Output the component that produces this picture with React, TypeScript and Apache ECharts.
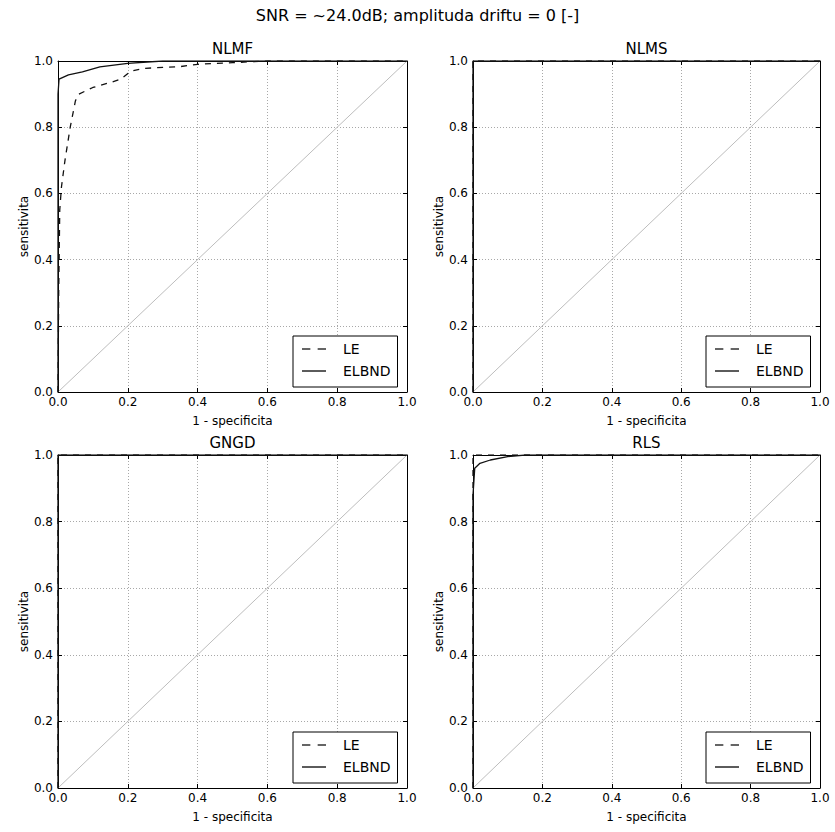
import React, { useEffect, useRef } from "react";
import * as echarts from "echarts";

const mainTitle = "SNR = ~24.0dB; amplituda driftu = 0 [-]";
const panelNames = ["NLMF", "NLMS", "GNGD", "RLS"];
const xLabel = "1 - specificita";
const yLabel = "sensitivita";

// NLMF
const nlmfLeX = [0, 0.002, 0.005, 0.01, 0.02, 0.035, 0.05, 0.06, 0.1, 0.15, 0.18, 0.21, 0.25, 0.35, 0.4, 0.5, 0.6, 1];
const nlmfLeY = [0, 0.3, 0.55, 0.62, 0.7, 0.8, 0.88, 0.9, 0.92, 0.935, 0.945, 0.97, 0.978, 0.983, 0.99, 0.995, 1, 1];
const nlmfElX = [0, 0, 0.003, 0.03, 0.07, 0.12, 0.2, 0.3, 1];
const nlmfElY = [0, 0.9, 0.945, 0.958, 0.967, 0.982, 0.993, 1, 1];
// NLMS
const nlmsLeX = [0, 0, 1];
const nlmsLeY = [0, 1, 1];
const nlmsElX = [0, 0, 1];
const nlmsElY = [0, 1, 1];
// GNGD
const gngdLeX = [0, 0, 1];
const gngdLeY = [0, 1, 1];
const gngdElX = [0, 0, 1];
const gngdElY = [0, 1, 1];
// RLS
const rlsLeX = [0, 0, 1];
const rlsLeY = [0, 1, 1];
const rlsElX = [0, 0, 0.005, 0.02, 0.05, 0.1, 0.15, 1];
const rlsElY = [0, 0.88, 0.96, 0.975, 0.985, 0.995, 1, 1];
// chance diagonal
const diagX = [0, 1];
const diagY = [0, 1];

const leData = [[nlmfLeX, nlmfLeY], [nlmsLeX, nlmsLeY], [gngdLeX, gngdLeY], [rlsLeX, rlsLeY]];
const elData = [[nlmfElX, nlmfElY], [nlmsElX, nlmsElY], [gngdElX, gngdElY], [rlsElX, rlsElY]];

const zip = (xs: number[], ys: number[]) => xs.map((x, i) => [x, ys[i]]);

const W = 835;
const H = 832;
const lefts = [58, 473, 58, 473];
const tops = [61, 61, 455, 455];
const widths = [349, 347, 349, 347];
const heights = [331, 331, 333, 333];

const FONT = "DejaVu Sans";
const dashIcon = "path://M0,0H8V1H0ZM15,0H23V1H15Z";
const solidIcon = "path://M0,0H23V1H0Z";

export default function App() {
  const ref = useRef<HTMLDivElement>(null);
  useEffect(() => {
    if (!ref.current) return;
    const chart = echarts.init(ref.current, undefined, { renderer: "svg" });
    const grid: any[] = [];
    const xAxis: any[] = [];
    const yAxis: any[] = [];
    const series: any[] = [];
    const title: any[] = [
      {
        text: mainTitle,
        left: W / 2,
        top: 7,
        textAlign: "center",
        padding: 0,
        textStyle: { fontFamily: FONT, fontSize: 16, fontWeight: "normal", color: "#000" },
      },
    ];
    const legend: any[] = [];
    const tickLine = { show: true, inside: true, length: 4, lineStyle: { color: "#000", width: 1 } };
    for (let i = 0; i < 4; i++) {
      grid.push({ left: lefts[i], top: tops[i], width: widths[i], height: heights[i], containLabel: false });
      const base = {
        gridIndex: i,
        type: "value",
        min: 0,
        max: 1,
        interval: 0.2,
        axisLine: { show: true, onZero: false, lineStyle: { color: "#000", width: 1 } },
        axisTick: tickLine,
      };
      xAxis.push({
        ...base,
        position: "bottom",
        name: xLabel,
        nameLocation: "middle",
        nameGap: 23,
        nameTextStyle: { fontFamily: FONT, fontSize: 12, color: "#000" },
        axisLabel: { show: true, margin: 4, fontFamily: FONT, fontSize: 12, color: "#000", formatter: (v: number) => v.toFixed(1) },
        splitLine: { show: true, lineStyle: { color: "#a8a8a8", width: 1, type: [1, 2] } },
      });
      xAxis.push({ ...base, position: "top", axisLabel: { show: false }, splitLine: { show: false } });
      yAxis.push({
        ...base,
        position: "left",
        name: yLabel,
        nameLocation: "middle",
        nameGap: 26,
        nameRotate: 90,
        nameTextStyle: { fontFamily: FONT, fontSize: 12, color: "#000" },
        axisLabel: { show: true, margin: 5, fontFamily: FONT, fontSize: 12, color: "#000", formatter: (v: number) => v.toFixed(1) },
        splitLine: { show: true, lineStyle: { color: "#a8a8a8", width: 1, type: [1, 2] } },
      });
      yAxis.push({ ...base, position: "right", axisLabel: { show: false }, splitLine: { show: false } });

      title.push({
        text: panelNames[i],
        left: lefts[i] + widths[i] / 2,
        top: tops[i] - 20,
        textAlign: "center",
        padding: 0,
        textStyle: { fontFamily: FONT, fontSize: 15, fontWeight: "normal", color: "#000" },
      });

      series.push({
        name: "diag",
        type: "line",
        xAxisIndex: 2 * i,
        yAxisIndex: 2 * i,
        data: zip(diagX, diagY),
        symbol: "none",
        silent: true,
        lineStyle: { color: "#bdbdbd", width: 1 },
        z: 1,
      });
      series.push({
        name: "LE",
        type: "line",
        xAxisIndex: 2 * i,
        yAxisIndex: 2 * i,
        data: zip(leData[i][0], leData[i][1]),
        symbol: "none",
        lineStyle: { color: "#111", width: 1.3, type: [6, 6] },
        itemStyle: { color: "#111" },
        z: 3,
      });
      series.push({
        name: "ELBND",
        type: "line",
        xAxisIndex: 2 * i,
        yAxisIndex: 2 * i,
        data: zip(elData[i][0], elData[i][1]),
        symbol: "none",
        lineStyle: { color: "#111", width: 1.3 },
        itemStyle: { color: "#111" },
        z: 4,
      });

      legend.push({
        data: [
          { name: "LE", icon: dashIcon },
          { name: "ELBND", icon: solidIcon },
        ],
        orient: "vertical",
        left: lefts[i] + widths[i] - 8 - 106,
        top: tops[i] + heights[i] - 5 - 51,
        width: 106,
        padding: [6, 7, 9, 9],
        itemGap: 8,
        itemWidth: 24,
        itemHeight: 1.6,
        symbolKeepAspect: false,
        backgroundColor: "#fff",
        borderColor: "#000",
        borderWidth: 1,
        borderRadius: 0,
        selectedMode: false,
        itemStyle: { color: "#333", borderWidth: 0 },
        lineStyle: { width: 0 },
        textStyle: { fontFamily: FONT, fontSize: 14, color: "#000", lineHeight: 14, padding: [0, 0, 0, 12] },
        z: 10,
      });
    }
    chart.setOption({
      animation: false,
      backgroundColor: "#fff",
      title,
      grid,
      xAxis,
      yAxis,
      legend,
      series,
    });
    return () => chart.dispose();
  }, []);
  return <div ref={ref} style={{ position: "absolute", left: 0, top: 0, width: W, height: H }} />;
}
------------------------------------------------------------------------
> Work to do
Omit every picture while copying the listing above exactly.

> Problem solution
Output the component that produces this picture with React, TypeScript and Apache ECharts.
import React, { useEffect, useRef } from "react";
import * as echarts from "echarts";

const mainTitle = "SNR = ~24.0dB; amplituda driftu = 0 [-]";
const panelNames = ["NLMF", "NLMS", "GNGD", "RLS"];
const xLabel = "1 - specificita";
const yLabel = "sensitivita";

// NLMF
const nlmfLeX = [0, 0.002, 0.005, 0.01, 0.02, 0.035, 0.05, 0.06, 0.1, 0.15, 0.18, 0.21, 0.25, 0.35, 0.4, 0.5, 0.6, 1];
const nlmfLeY = [0, 0.3, 0.55, 0.62, 0.7, 0.8, 0.88, 0.9, 0.92, 0.935, 0.945, 0.97, 0.978, 0.983, 0.99, 0.995, 1, 1];
const nlmfElX = [0, 0, 0.003, 0.03, 0.07, 0.12, 0.2, 0.3, 1];
const nlmfElY = [0, 0.9, 0.945, 0.958, 0.967, 0.982, 0.993, 1, 1];
// NLMS
const nlmsLeX = [0, 0, 1];
const nlmsLeY = [0, 1, 1];
const nlmsElX = [0, 0, 1];
const nlmsElY = [0, 1, 1];
// GNGD
const gngdLeX = [0, 0, 1];
const gngdLeY = [0, 1, 1];
const gngdElX = [0, 0, 1];
const gngdElY = [0, 1, 1];
// RLS
const rlsLeX = [0, 0, 1];
const rlsLeY = [0, 1, 1];
const rlsElX = [0, 0, 0.005, 0.02, 0.05, 0.1, 0.15, 1];
const rlsElY = [0, 0.88, 0.96, 0.975, 0.985, 0.995, 1, 1];
// chance diagonal
const diagX = [0, 1];
const diagY = [0, 1];

const leData = [[nlmfLeX, nlmfLeY], [nlmsLeX, nlmsLeY], [gngdLeX, gngdLeY], [rlsLeX, rlsLeY]];
const elData = [[nlmfElX, nlmfElY], [nlmsElX, nlmsElY], [gngdElX, gngdElY], [rlsElX, rlsElY]];

const zip = (xs: number[], ys: number[]) => xs.map((x, i) => [x, ys[i]]);

const W = 835;
const H = 832;
const lefts = [58, 473, 58, 473];
const tops = [61, 61, 455, 455];
const widths = [349, 347, 349, 347];
const heights = [331, 331, 333, 333];

const FONT = "DejaVu Sans";
const dashIcon = "path://M0,0H8V1H0ZM15,0H23V1H15Z";
const solidIcon = "path://M0,0H23V1H0Z";

export default function App() {
  const ref = useRef<HTMLDivElement>(null);
  useEffect(() => {
    if (!ref.current) return;
    const chart = echarts.init(ref.current, undefined, { renderer: "svg" });
    const grid: any[] = [];
    const xAxis: any[] = [];
    const yAxis: any[] = [];
    const series: any[] = [];
    const title: any[] = [
      {
        text: mainTitle,
        left: W / 2,
        top: 7,
        textAlign: "center",
        padding: 0,
        textStyle: { fontFamily: FONT, fontSize: 16, fontWeight: "normal", color: "#000" },
      },
    ];
    const legend: any[] = [];
    const tickLine = { show: true, inside: true, length: 4, lineStyle: { color: "#000", width: 1 } };
    for (let i = 0; i < 4; i++) {
      grid.push({ left: lefts[i], top: tops[i], width: widths[i], height: heights[i], containLabel: false });
      const base = {
        gridIndex: i,
        type: "value",
        min: 0,
        max: 1,
        interval: 0.2,
        axisLine: { show: true, onZero: false, lineStyle: { color: "#000", width: 1 } },
        axisTick: tickLine,
      };
      xAxis.push({
        ...base,
        position: "bottom",
        name: xLabel,
        nameLocation: "middle",
        nameGap: 23,
        nameTextStyle: { fontFamily: FONT, fontSize: 12, color: "#000" },
        axisLabel: { show: true, margin: 4, fontFamily: FONT, fontSize: 12, color: "#000", formatter: (v: number) => v.toFixed(1) },
        splitLine: { show: true, lineStyle: { color: "#a8a8a8", width: 1, type: [1, 2] } },
      });
      xAxis.push({ ...base, position: "top", axisLabel: { show: false }, splitLine: { show: false } });
      yAxis.push({
        ...base,
        position: "left",
        name: yLabel,
        nameLocation: "middle",
        nameGap: 26,
        nameRotate: 90,
        nameTextStyle: { fontFamily: FONT, fontSize: 12, color: "#000" },
        axisLabel: { show: true, margin: 5, fontFamily: FONT, fontSize: 12, color: "#000", formatter: (v: number) => v.toFixed(1) },
        splitLine: { show: true, lineStyle: { color: "#a8a8a8", width: 1, type: [1, 2] } },
      });
      yAxis.push({ ...base, position: "right", axisLabel: { show: false }, splitLine: { show: false } });

      title.push({
        text: panelNames[i],
        left: lefts[i] + widths[i] / 2,
        top: tops[i] - 20,
        textAlign: "center",
        padding: 0,
        textStyle: { fontFamily: FONT, fontSize: 15, fontWeight: "normal", color: "#000" },
      });

      series.push({
        name: "diag",
        type: "line",
        xAxisIndex: 2 * i,
        yAxisIndex: 2 * i,
        data: zip(diagX, diagY),
        symbol: "none",
        silent: true,
        lineStyle: { color: "#bdbdbd", width: 1 },
        z: 1,
      });
      series.push({
        name: "LE",
        type: "line",
        xAxisIndex: 2 * i,
        yAxisIndex: 2 * i,
        data: zip(leData[i][0], leData[i][1]),
        symbol: "none",
        lineStyle: { color: "#111", width: 1.3, type: [6, 6] },
        itemStyle: { color: "#111" },
        z: 3,
      });
      series.push({
        name: "ELBND",
        type: "line",
        xAxisIndex: 2 * i,
        yAxisIndex: 2 * i,
        data: zip(elData[i][0], elData[i][1]),
        symbol: "none",
        lineStyle: { color: "#111", width: 1.3 },
        itemStyle: { color: "#111" },
        z: 4,
      });

      legend.push({
        data: [
          { name: "LE", icon: dashIcon },
          { name: "ELBND", icon: solidIcon },
        ],
        orient: "vertical",
        left: lefts[i] + widths[i] - 8 - 106,
        top: tops[i] + heights[i] - 5 - 51,
        width: 106,
        padding: [6, 7, 9, 9],
        itemGap: 8,
        itemWidth: 24,
        itemHeight: 1.6,
        symbolKeepAspect: false,
        backgroundColor: "#fff",
        borderColor: "#000",
        borderWidth: 1,
        borderRadius: 0,
        selectedMode: false,
        itemStyle: { color: "#333", borderWidth: 0 },
        lineStyle: { width: 0 },
        textStyle: { fontFamily: FONT, fontSize: 14, color: "#000", lineHeight: 14, padding: [0, 0, 0, 12] },
        z: 10,
      });
    }
    chart.setOption({
      animation: false,
      backgroundColor: "#fff",
      title,
      grid,
      xAxis,
      yAxis,
      legend,
      series,
    });
    return () => chart.dispose();
  }, []);
  return <div ref={ref} style={{ position: "absolute", left: 0, top: 0, width: W, height: H }} />;
}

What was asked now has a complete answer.